Given request: Produce an exact copy of all the data below, dropping every image.
──────
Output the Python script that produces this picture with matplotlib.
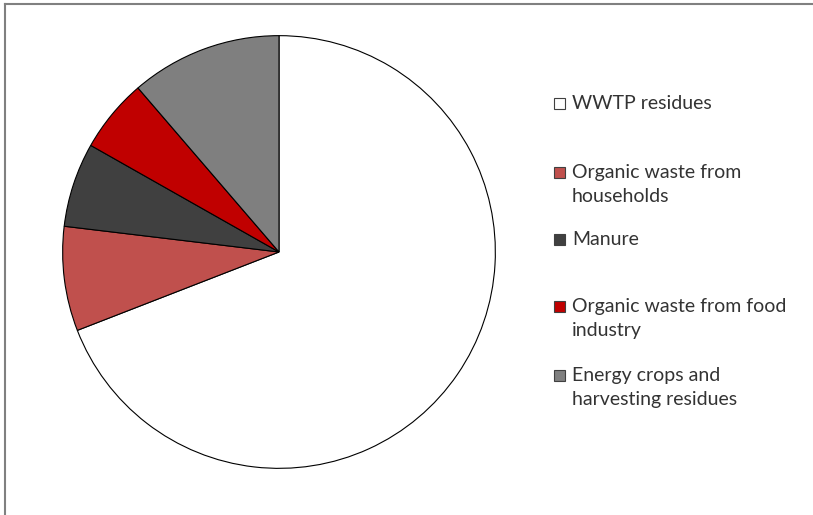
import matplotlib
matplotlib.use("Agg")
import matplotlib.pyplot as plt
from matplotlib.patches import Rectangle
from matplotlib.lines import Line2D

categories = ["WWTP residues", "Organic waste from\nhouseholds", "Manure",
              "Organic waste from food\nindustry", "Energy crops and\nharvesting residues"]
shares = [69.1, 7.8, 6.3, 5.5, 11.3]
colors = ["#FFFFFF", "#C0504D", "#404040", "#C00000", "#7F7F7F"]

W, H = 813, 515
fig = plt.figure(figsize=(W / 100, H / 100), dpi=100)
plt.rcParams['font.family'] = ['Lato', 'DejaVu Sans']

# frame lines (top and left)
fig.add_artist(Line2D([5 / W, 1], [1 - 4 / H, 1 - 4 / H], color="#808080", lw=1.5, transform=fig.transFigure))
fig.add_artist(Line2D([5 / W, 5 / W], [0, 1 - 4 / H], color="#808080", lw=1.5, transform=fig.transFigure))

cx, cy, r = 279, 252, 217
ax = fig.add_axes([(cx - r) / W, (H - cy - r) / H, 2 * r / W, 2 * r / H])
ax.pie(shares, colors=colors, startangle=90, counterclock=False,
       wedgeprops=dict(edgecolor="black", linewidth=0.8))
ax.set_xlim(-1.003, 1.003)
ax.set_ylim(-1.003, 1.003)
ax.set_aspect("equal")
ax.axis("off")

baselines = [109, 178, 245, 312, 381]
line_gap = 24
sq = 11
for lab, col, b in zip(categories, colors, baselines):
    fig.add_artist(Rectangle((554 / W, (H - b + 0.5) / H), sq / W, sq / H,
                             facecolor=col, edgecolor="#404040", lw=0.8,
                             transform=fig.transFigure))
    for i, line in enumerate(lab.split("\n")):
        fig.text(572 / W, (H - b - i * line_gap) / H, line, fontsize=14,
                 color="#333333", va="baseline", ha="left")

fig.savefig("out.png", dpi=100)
──────
Reply:
Output the Python script that produces this picture with matplotlib.
import matplotlib
matplotlib.use("Agg")
import matplotlib.pyplot as plt
from matplotlib.patches import Rectangle
from matplotlib.lines import Line2D

categories = ["WWTP residues", "Organic waste from\nhouseholds", "Manure",
              "Organic waste from food\nindustry", "Energy crops and\nharvesting residues"]
shares = [69.1, 7.8, 6.3, 5.5, 11.3]
colors = ["#FFFFFF", "#C0504D", "#404040", "#C00000", "#7F7F7F"]

W, H = 813, 515
fig = plt.figure(figsize=(W / 100, H / 100), dpi=100)
plt.rcParams['font.family'] = ['Lato', 'DejaVu Sans']

# frame lines (top and left)
fig.add_artist(Line2D([5 / W, 1], [1 - 4 / H, 1 - 4 / H], color="#808080", lw=1.5, transform=fig.transFigure))
fig.add_artist(Line2D([5 / W, 5 / W], [0, 1 - 4 / H], color="#808080", lw=1.5, transform=fig.transFigure))

cx, cy, r = 279, 252, 217
ax = fig.add_axes([(cx - r) / W, (H - cy - r) / H, 2 * r / W, 2 * r / H])
ax.pie(shares, colors=colors, startangle=90, counterclock=False,
       wedgeprops=dict(edgecolor="black", linewidth=0.8))
ax.set_xlim(-1.003, 1.003)
ax.set_ylim(-1.003, 1.003)
ax.set_aspect("equal")
ax.axis("off")

baselines = [109, 178, 245, 312, 381]
line_gap = 24
sq = 11
for lab, col, b in zip(categories, colors, baselines):
    fig.add_artist(Rectangle((554 / W, (H - b + 0.5) / H), sq / W, sq / H,
                             facecolor=col, edgecolor="#404040", lw=0.8,
                             transform=fig.transFigure))
    for i, line in enumerate(lab.split("\n")):
        fig.text(572 / W, (H - b - i * line_gap) / H, line, fontsize=14,
                 color="#333333", va="baseline", ha="left")

fig.savefig("out.png", dpi=100)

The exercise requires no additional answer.